▸ **DIRECTION**
Transcribe every line from the top down to the line with "0.9455, 0.9755, 0.9938];", both ends included, but not the pictures.

==== PROVIDED MATERIAL

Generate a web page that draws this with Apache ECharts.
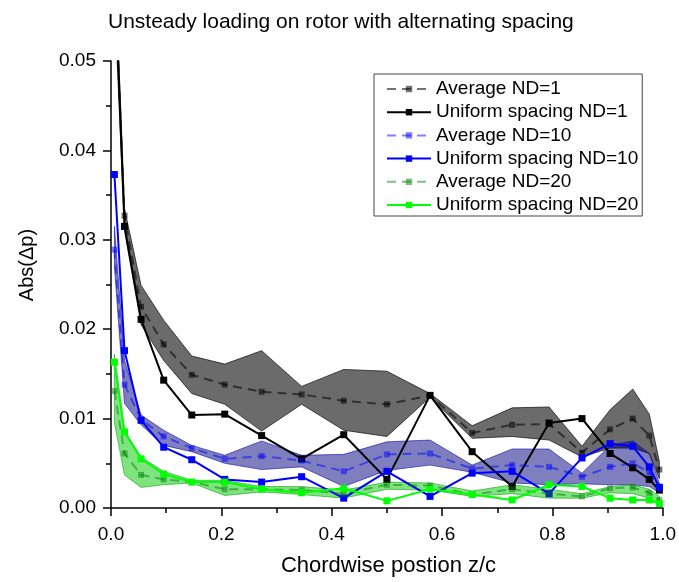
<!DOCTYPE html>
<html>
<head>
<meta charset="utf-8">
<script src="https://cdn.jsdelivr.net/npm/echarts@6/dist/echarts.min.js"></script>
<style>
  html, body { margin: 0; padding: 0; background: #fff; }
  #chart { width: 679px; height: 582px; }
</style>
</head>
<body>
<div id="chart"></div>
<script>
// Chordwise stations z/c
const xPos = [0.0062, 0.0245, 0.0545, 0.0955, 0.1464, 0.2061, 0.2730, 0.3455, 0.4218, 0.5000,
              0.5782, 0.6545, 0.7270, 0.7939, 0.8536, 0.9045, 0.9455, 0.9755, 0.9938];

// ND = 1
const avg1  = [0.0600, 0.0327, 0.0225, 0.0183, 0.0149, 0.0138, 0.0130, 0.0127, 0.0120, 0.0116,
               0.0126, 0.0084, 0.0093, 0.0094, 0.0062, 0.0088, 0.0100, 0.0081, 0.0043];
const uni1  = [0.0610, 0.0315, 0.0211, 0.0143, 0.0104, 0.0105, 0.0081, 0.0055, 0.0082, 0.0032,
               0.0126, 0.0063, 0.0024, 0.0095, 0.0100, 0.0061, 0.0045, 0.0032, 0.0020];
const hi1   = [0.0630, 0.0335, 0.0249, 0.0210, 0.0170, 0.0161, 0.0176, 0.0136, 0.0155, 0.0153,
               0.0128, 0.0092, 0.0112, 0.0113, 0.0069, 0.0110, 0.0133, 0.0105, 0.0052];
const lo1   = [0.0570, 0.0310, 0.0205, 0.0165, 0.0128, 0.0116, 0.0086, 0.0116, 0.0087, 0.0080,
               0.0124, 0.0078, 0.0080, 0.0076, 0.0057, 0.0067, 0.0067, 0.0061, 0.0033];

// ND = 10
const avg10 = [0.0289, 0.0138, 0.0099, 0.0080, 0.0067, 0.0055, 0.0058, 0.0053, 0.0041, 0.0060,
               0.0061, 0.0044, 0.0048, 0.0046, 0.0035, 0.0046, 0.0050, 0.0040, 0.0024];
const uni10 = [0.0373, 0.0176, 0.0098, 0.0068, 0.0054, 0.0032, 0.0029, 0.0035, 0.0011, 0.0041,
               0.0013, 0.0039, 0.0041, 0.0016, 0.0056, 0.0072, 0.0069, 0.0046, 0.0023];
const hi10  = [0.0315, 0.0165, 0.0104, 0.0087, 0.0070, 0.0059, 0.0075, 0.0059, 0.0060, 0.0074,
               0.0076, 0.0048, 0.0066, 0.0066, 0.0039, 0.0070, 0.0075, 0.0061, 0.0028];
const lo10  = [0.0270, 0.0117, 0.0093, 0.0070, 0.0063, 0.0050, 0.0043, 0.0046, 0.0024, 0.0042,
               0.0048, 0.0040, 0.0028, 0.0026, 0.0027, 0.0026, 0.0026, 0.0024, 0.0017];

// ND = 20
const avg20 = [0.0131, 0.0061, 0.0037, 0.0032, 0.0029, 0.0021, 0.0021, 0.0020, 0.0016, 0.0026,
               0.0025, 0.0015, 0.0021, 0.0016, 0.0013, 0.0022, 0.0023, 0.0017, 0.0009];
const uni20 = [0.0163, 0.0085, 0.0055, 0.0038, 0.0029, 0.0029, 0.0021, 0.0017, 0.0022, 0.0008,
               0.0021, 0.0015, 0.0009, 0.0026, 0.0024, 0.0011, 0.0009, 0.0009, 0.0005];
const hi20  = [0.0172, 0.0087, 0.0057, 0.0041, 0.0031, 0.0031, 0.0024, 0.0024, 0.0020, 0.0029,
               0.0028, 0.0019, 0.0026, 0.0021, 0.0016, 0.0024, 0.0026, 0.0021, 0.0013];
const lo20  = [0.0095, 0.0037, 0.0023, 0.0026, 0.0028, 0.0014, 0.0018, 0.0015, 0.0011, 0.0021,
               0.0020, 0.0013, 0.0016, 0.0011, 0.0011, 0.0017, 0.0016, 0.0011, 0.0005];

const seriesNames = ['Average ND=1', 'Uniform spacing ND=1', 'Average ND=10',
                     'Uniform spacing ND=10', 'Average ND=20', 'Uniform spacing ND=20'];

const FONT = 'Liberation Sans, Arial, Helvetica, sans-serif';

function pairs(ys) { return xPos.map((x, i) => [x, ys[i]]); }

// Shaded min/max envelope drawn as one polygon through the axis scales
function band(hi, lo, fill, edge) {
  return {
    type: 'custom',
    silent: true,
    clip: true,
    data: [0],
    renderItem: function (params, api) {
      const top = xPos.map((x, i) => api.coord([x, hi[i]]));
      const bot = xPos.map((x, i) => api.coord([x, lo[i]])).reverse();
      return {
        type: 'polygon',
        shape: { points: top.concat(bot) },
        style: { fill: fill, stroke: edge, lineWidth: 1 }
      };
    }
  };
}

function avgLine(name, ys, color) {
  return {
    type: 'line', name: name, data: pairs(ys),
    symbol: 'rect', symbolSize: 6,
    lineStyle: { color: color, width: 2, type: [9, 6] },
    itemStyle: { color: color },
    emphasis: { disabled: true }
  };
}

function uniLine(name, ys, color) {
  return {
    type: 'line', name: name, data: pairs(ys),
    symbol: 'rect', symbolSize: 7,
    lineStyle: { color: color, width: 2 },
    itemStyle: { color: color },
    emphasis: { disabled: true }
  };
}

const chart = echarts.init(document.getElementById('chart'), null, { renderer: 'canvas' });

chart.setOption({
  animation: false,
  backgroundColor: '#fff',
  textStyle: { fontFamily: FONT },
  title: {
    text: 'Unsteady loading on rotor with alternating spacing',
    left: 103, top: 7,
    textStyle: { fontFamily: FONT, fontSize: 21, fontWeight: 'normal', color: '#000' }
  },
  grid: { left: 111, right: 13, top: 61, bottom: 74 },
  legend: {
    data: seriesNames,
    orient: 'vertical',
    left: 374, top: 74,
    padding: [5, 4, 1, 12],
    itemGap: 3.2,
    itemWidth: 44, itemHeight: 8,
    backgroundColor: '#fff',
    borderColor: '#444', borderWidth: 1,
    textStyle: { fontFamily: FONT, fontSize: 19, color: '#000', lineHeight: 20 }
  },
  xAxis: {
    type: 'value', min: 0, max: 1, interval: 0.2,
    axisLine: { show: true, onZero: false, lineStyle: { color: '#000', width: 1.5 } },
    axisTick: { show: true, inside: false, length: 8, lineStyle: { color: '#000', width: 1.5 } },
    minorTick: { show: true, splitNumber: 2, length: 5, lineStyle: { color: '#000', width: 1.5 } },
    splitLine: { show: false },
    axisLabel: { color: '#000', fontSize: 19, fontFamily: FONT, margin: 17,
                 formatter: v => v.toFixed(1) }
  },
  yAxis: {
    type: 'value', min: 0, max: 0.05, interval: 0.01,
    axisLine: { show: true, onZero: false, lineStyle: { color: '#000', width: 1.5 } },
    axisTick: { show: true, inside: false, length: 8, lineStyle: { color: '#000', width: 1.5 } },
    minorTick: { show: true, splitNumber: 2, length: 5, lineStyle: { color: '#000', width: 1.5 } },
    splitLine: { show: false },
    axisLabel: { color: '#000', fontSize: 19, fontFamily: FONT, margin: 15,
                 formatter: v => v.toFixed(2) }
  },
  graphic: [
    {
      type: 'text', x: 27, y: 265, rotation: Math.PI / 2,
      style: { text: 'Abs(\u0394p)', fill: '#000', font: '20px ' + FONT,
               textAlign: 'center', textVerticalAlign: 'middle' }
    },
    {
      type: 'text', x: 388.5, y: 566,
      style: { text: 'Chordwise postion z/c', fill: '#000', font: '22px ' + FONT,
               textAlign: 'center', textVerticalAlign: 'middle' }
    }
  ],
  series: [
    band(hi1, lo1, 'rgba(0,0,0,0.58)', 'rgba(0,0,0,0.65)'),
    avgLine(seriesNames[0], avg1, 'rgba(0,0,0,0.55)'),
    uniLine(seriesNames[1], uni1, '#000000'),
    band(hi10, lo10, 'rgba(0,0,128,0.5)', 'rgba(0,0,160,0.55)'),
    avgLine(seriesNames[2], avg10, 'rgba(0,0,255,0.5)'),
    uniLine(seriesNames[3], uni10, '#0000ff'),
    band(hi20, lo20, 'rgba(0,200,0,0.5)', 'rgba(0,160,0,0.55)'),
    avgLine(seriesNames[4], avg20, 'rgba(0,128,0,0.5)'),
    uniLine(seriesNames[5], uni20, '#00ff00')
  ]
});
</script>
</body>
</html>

========

▸ **COMPLETED TASK**
Generate a web page that draws this with Apache ECharts.
<!DOCTYPE html>
<html>
<head>
<meta charset="utf-8">
<script src="https://cdn.jsdelivr.net/npm/echarts@6/dist/echarts.min.js"></script>
<style>
  html, body { margin: 0; padding: 0; background: #fff; }
  #chart { width: 679px; height: 582px; }
</style>
</head>
<body>
<div id="chart"></div>
<script>
// Chordwise stations z/c
const xPos = [0.0062, 0.0245, 0.0545, 0.0955, 0.1464, 0.2061, 0.2730, 0.3455, 0.4218, 0.5000,
              0.5782, 0.6545, 0.7270, 0.7939, 0.8536, 0.9045, 0.9455, 0.9755, 0.9938];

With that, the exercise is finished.